I just need the main/effective dia.
I expect and hope that its 13.85mm ... which is available from this supplier.
The alternative is 12.85mm apparently ... which he says is 99.9% unlikely, but they don't do those.

I'll post more details once I know that they're suitable.
Hopefully, that won't require me to drill out my own bobbins to measure.

Dukedesmo
14-01-2016, 02:28 PM
So, does anyone have an old bobbin that they could measure for me ? .....Tim ?
I just need the main/effective dia.
I expect and hope that its 13.85mm ... which is available from this supplier.


Using a dial vernier it measures 13.8mm and as a double check (vernier might have 'bounced' a few times!) with an imperial micrometer I get 0.547" = 13.8938mm.

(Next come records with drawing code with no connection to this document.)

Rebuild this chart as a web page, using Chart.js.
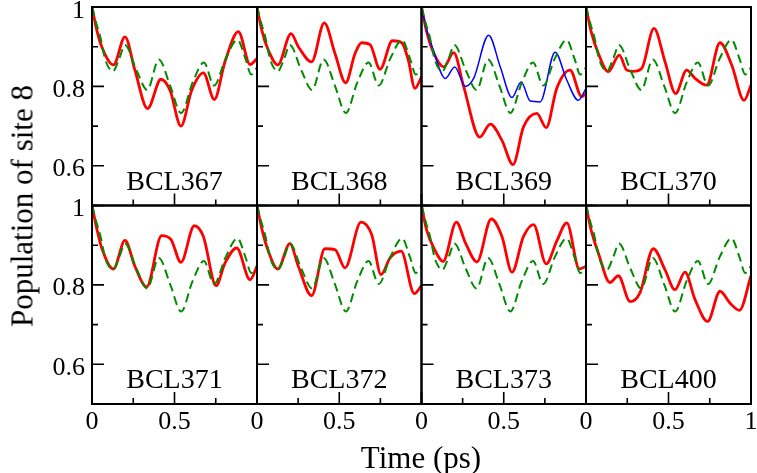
<!DOCTYPE html>
<html>
<head>
<meta charset="utf-8">
<script src="https://cdn.jsdelivr.net/npm/chart.js@4.4.0/dist/chart.umd.min.js"></script>
<style>
  body { margin: 0; background: #fff; }
  #wrap { position: relative; width: 757px; height: 473px; overflow: hidden; }
  #wrap canvas { position: absolute; left: 0; top: 0; }
  .texto { position: absolute; font-family: "Liberation Serif", "Times New Roman", serif; color: #000; white-space: nowrap; line-height: 1; z-index: 5; }
  .titulo { font-size: 31px; }
  #tituloX { left: 421px; top: 457px; transform: translate(-50%, -50%); }
  #tituloY { left: 22px; top: 206px; transform: translate(-50%, -50%) rotate(-90deg); }
</style>
</head>
<body>
<div id="wrap">
  <div class="texto titulo" id="tituloY">Population of site 8</div>
  <div class="texto titulo" id="tituloX">Time (ps)</div>
</div>
<script>
// nombres de los paneles (fila de arriba, luego fila de abajo)
const paneles = ['BCL367', 'BCL368', 'BCL369', 'BCL370', 'BCL371', 'BCL372', 'BCL373', 'BCL400'];

// curva de referencia (verde, discontinua), igual en todos los paneles
const tRef = [0, 0.025, 0.05, 0.08, 0.105, 0.127, 0.165, 0.2, 0.27, 0.335, 0.405, 0.475, 0.54, 0.61, 0.678, 0.74, 0.81, 0.882, 0.93, 0.965, 1.0];
const pRef = [1.0, 0.96, 0.925, 0.868, 0.845, 0.838, 0.87, 0.904, 0.84, 0.791, 0.868, 0.8, 0.733, 0.81, 0.86, 0.802, 0.87, 0.917, 0.87, 0.83, 0.848];

// curvas rojas, una por panel
const t367 = [0, 0.03, 0.059, 0.13, 0.2, 0.26, 0.337, 0.418, 0.473, 0.539, 0.604, 0.675, 0.741, 0.806, 0.887, 0.958, 1.0];
const p367 = [1.0, 0.94, 0.9, 0.854, 0.925, 0.841, 0.744, 0.818, 0.79, 0.70, 0.79, 0.834, 0.767, 0.862, 0.938, 0.855, 0.87];

const t368 = [0, 0.03, 0.069, 0.126, 0.207, 0.251, 0.332, 0.409, 0.474, 0.539, 0.596, 0.636, 0.687, 0.748, 0.823, 0.88, 0.92, 0.96, 1.0];
const p368 = [1.0, 0.94, 0.891, 0.854, 0.933, 0.90, 0.862, 0.96, 0.883, 0.809, 0.883, 0.91, 0.905, 0.843, 0.915, 0.91, 0.866, 0.795, 0.824];

const t369 = [0, 0.03, 0.075, 0.135, 0.196, 0.256, 0.354, 0.418, 0.489, 0.556, 0.62, 0.701, 0.758, 0.822, 0.903, 0.974, 1.0];
const p369 = [1.0, 0.94, 0.883, 0.849, 0.885, 0.80, 0.672, 0.705, 0.664, 0.603, 0.698, 0.732, 0.696, 0.795, 0.841, 0.774, 0.782];

// curva azul, solo en BCL369
const t369b = [0, 0.03, 0.065, 0.145, 0.202, 0.267, 0.317, 0.408, 0.479, 0.55, 0.606, 0.661, 0.721, 0.812, 0.883, 0.953, 1.0];
const p369b = [1.0, 0.945, 0.90, 0.82, 0.849, 0.80, 0.82, 0.929, 0.849, 0.772, 0.811, 0.763, 0.761, 0.886, 0.816, 0.765, 0.795];

const t370 = [0, 0.03, 0.075, 0.135, 0.202, 0.247, 0.287, 0.337, 0.412, 0.479, 0.543, 0.61, 0.661, 0.731, 0.812, 0.883, 0.958, 1.0];
const p370 = [1.0, 0.94, 0.883, 0.837, 0.879, 0.841, 0.838, 0.845, 0.946, 0.862, 0.782, 0.841, 0.82, 0.803, 0.91, 0.854, 0.765, 0.803];

const t371 = [0, 0.03, 0.059, 0.13, 0.2, 0.26, 0.331, 0.422, 0.479, 0.539, 0.62, 0.675, 0.752, 0.806, 0.877, 0.958, 1.0];
const p371 = [1.0, 0.94, 0.893, 0.84, 0.912, 0.847, 0.795, 0.924, 0.914, 0.857, 0.949, 0.922, 0.798, 0.855, 0.893, 0.813, 0.847];

const t372 = [0, 0.03, 0.069, 0.126, 0.2, 0.251, 0.332, 0.413, 0.474, 0.535, 0.632, 0.697, 0.754, 0.809, 0.876, 0.956, 1.0];
const p372 = [1.0, 0.94, 0.885, 0.84, 0.904, 0.847, 0.773, 0.891, 0.889, 0.843, 0.958, 0.927, 0.826, 0.868, 0.885, 0.778, 0.798];

const t373 = [0, 0.03, 0.075, 0.131, 0.212, 0.267, 0.337, 0.424, 0.489, 0.55, 0.62, 0.681, 0.758, 0.822, 0.883, 0.96, 1.0];
const p373 = [1.0, 0.94, 0.893, 0.859, 0.958, 0.906, 0.858, 0.966, 0.922, 0.832, 0.922, 0.952, 0.853, 0.91, 0.956, 0.84, 0.847];

const t400 = [0, 0.03, 0.075, 0.145, 0.196, 0.267, 0.327, 0.408, 0.479, 0.539, 0.60, 0.661, 0.737, 0.812, 0.873, 0.93, 1.0];
const p400 = [1.0, 0.94, 0.88, 0.806, 0.823, 0.758, 0.78, 0.891, 0.838, 0.788, 0.832, 0.763, 0.708, 0.784, 0.754, 0.736, 0.823];

const tiemposRojos = [t367, t368, t369, t370, t371, t372, t373, t400];
const valoresRojos = [p367, p368, p369, p370, p371, p372, p373, p400];

// ticks
const ticksY = [0.5, 0.6, 0.7, 0.8, 0.9, 1.0];
const ticksYMayores = [0.6, 0.8, 1.0];
const etiquetasY = [1, 0.8, 0.6];
const ticksX = [0, 0.25, 0.5, 0.75, 1.0];
const ticksXMayores = [0, 0.5, 1.0];
const etiquetasX = [0, 0.5];

// bordes de los paneles en pixeles
const bordesX = [92, 257, 421.5, 586, 751];
const bordesY = [7, 205.5, 404];
const ANCHO = 757, ALTO = 473;

function puntos(ts, vs) {
    return ts.map((t, i) => ({ x: t, y: vs[i] }));
}

// texto como elemento html, centrado o alineado a la derecha en (x, y)
function etiqueta(texto, x, y, tam, alinear) {
    const div = document.createElement('div');
    div.className = 'texto';
    div.textContent = texto;
    div.style.fontSize = tam + 'px';
    div.style.left = x + 'px';
    div.style.top = y + 'px';
    div.style.transform = alinear === 'derecha' ? 'translate(-100%, -50%)' : 'translate(-50%, -50%)';
    document.getElementById('wrap').appendChild(div);
}

const pluginPanel = {
    id: 'panel',
    afterDatasetsDraw(chart) {
        const ctx = chart.ctx;
        const a = chart.chartArea;
        const x = chart.scales.x;
        const y = chart.scales.y;
        ctx.save();
        ctx.strokeStyle = '#000';
        ctx.lineWidth = 2;
        ctx.strokeRect(a.left, a.top, a.right - a.left, a.bottom - a.top);

        // ticks hacia adentro: eje izquierdo y eje de abajo
        ctx.lineWidth = 1.6;
        ctx.beginPath();
        ticksY.forEach(v => {
            const py = y.getPixelForValue(v);
            const largo = ticksYMayores.includes(v) ? 12 : 6;
            ctx.moveTo(a.left, py);
            ctx.lineTo(a.left + largo, py);
        });
        ticksX.forEach(v => {
            const px = x.getPixelForValue(v);
            const largo = ticksXMayores.includes(v) ? 12 : 6;
            ctx.moveTo(px, a.bottom);
            ctx.lineTo(px, a.bottom - largo);
        });
        ctx.stroke();
        ctx.restore();
    }
};

function crearPanel(i) {
    const col = i % 4;
    const fila = Math.floor(i / 4);
    const canvas = document.createElement('canvas');
    canvas.width = ANCHO;
    canvas.height = ALTO;
    document.getElementById('wrap').appendChild(canvas);

    const datasets = [{
        label: 'referencia',
        data: puntos(tRef, pRef),
        borderColor: '#008c00',
        borderWidth: 2,
        borderDash: [9, 5],
        pointRadius: 0,
        cubicInterpolationMode: 'monotone',
        fill: false
    }];
    if (paneles[i] === 'BCL369') {
        datasets.push({
            label: 'azul',
            data: puntos(t369b, p369b),
            borderColor: '#0000ff',
            borderWidth: 1.5,
            pointRadius: 0,
            cubicInterpolationMode: 'monotone',
            fill: false
        });
    }
    datasets.push({
        label: paneles[i],
        data: puntos(tiemposRojos[i], valoresRojos[i]),
        borderColor: '#ff0000',
        borderWidth: 2.8,
        pointRadius: 0,
        cubicInterpolationMode: 'monotone',
        fill: false
    });

    const grafico = new Chart(canvas.getContext('2d'), {
        type: 'line',
        data: { datasets: datasets },
        options: {
            responsive: false,
            animation: false,
            devicePixelRatio: 1,
            layout: {
                padding: {
                    left: bordesX[col],
                    right: ANCHO - bordesX[col + 1],
                    top: bordesY[fila],
                    bottom: ALTO - bordesY[fila + 1]
                }
            },
            scales: {
                x: { type: 'linear', min: 0, max: 1, display: false },
                y: { type: 'linear', min: 0.5, max: 1, display: false }
            },
            plugins: {
                legend: { display: false },
                tooltip: { enabled: false }
            }
        },
        plugins: [pluginPanel]
    });

    // etiquetas de los ejes, ubicadas con las escalas del grafico
    const a = grafico.chartArea;
    const ex = grafico.scales.x;
    const ey = grafico.scales.y;
    if (col === 0) {
        etiquetasY.forEach(v => etiqueta(String(v), a.left - 7, ey.getPixelForValue(v) + 2.5, 26, 'derecha'));
    }
    if (fila === 1) {
        const lista = col === 3 ? etiquetasX.concat([1]) : etiquetasX;
        lista.forEach(v => etiqueta(String(v), ex.getPixelForValue(v), a.bottom + 17, 26, 'centro'));
    }
    etiqueta(paneles[i], (a.left + a.right) / 2, a.bottom - 25, 28, 'centro');
}

document.addEventListener('DOMContentLoaded', () => {
    for (let i = 0; i < paneles.length; i++) {
        crearPanel(i);
    }
});
</script>
</body>
</html>
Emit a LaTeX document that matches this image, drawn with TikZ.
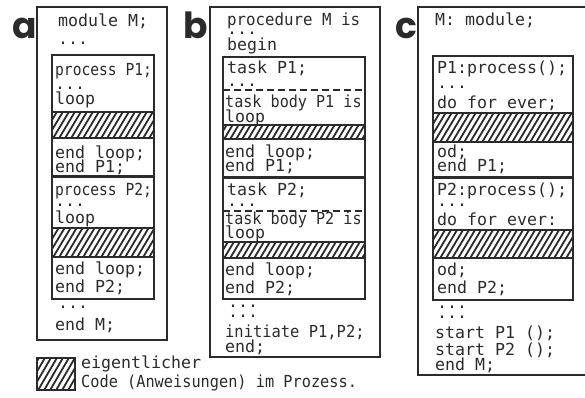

So, yes you want the 13.85. :thumbsup:

Dirty
14-01-2016, 04:14 PM
http://media.moddb.com/images/mods/1/13/12122/floatingdiscUI_skinned.1.png

Darkness
14-01-2016, 04:22 PM
Some MOT testers might not like the wording on the STM bobbins though;

http://ducatiforum.co.uk/data/photos/l/2/2262-1382873769-e2923fa49562f96e073803a0515467ab.jpg

You would have to be very careful not to lose the wording in use: it looks like it may fade or disappear completely if you keep your brakes polished. :biggrin::biggrin:

Darren69
15-01-2016, 09:18 AM
Interesting that the ebay seller says this:-

They can be used either as SEMI-Floating with the anti-rattle washer or FULLY- Floating without the Anti-rattle washer but you may need to fit extra flat washers depending on the thickness of the disc (at an extra charge).
Fully floating is only really suitable for racing as firstly they will rattle and second if you take it for an MOT it will almost certainly fail.

I have heard some MOT testers don't like them but it shouldn't really be a problem since:-
a) There is nothing wrong with the disk, you can buy them like that.
b) Some of the higher spec models already have them fitted as standard.